When you achieve true integration:

  • Every plot event reveals character
  • Every character trait generates plot
  • Character transformation and plot progression are indistinguishable
  • The story couldn’t exist with different protagonist or different plot

Stop asking whether you’re writing a “character-driven” or “plot-driven” story. You’re writing a story where character and plot are so perfectly fused that readers never think to separate them.

Review your current manuscript: Can you tell the plot without referencing character qualities? Can you describe character arc without referencing plot events? If yes to either question, you haven’t achieved integration yet—and now you know how to fix it.

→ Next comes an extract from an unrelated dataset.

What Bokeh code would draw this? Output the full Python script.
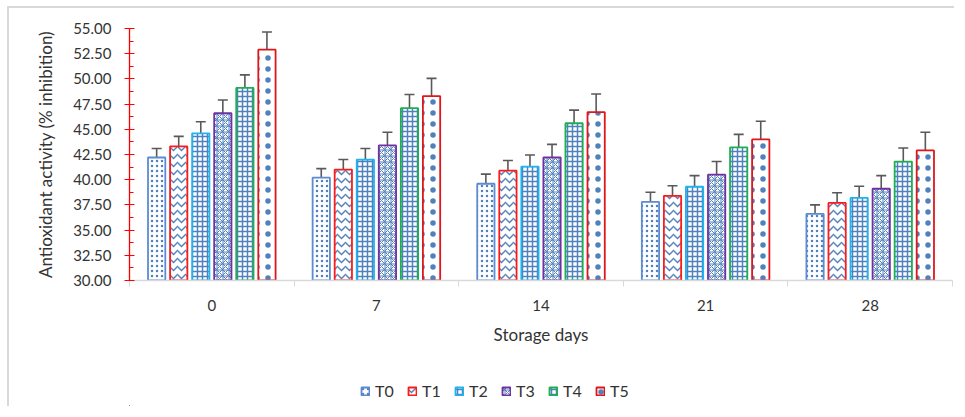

FAQ: Character-Plot Integration

Q: Which should I develop first, character or plot? A: Neither and both. Develop them simultaneously. If you start with character, ask “What situation would test them?” If you start with plot, ask “What character would this plot most challenge?”

Q: Can I have a plot-focused story where character is less developed? A: You can emphasize plot pacing while maintaining integration. But even fast-paced thrillers need character-specific obstacles and choices. Emphasis ≠ neglect.

Q: What about literary fiction where “nothing happens”? A: Something always happens, even if it’s internal. A character having a realization is a plot event. Choosing to speak or stay silent is a plot event. Internal plot is still plot.

Q: How do I know if I’ve achieved good integration? A: Beta reader test: Ask readers to summarize your character arc separately from your plot. If they struggle to separate them, you’ve succeeded.

Q: What if my character would never make the choice my plot requires? A: Then either change the plot or change the character. Forcing misalignment creates unbelievable fiction. Let character authentically drive plot.

Q: Can ensemble casts maintain this integration? A: Yes, but each character should have their own character-plot integration. Different protagonists can drive different plot threads.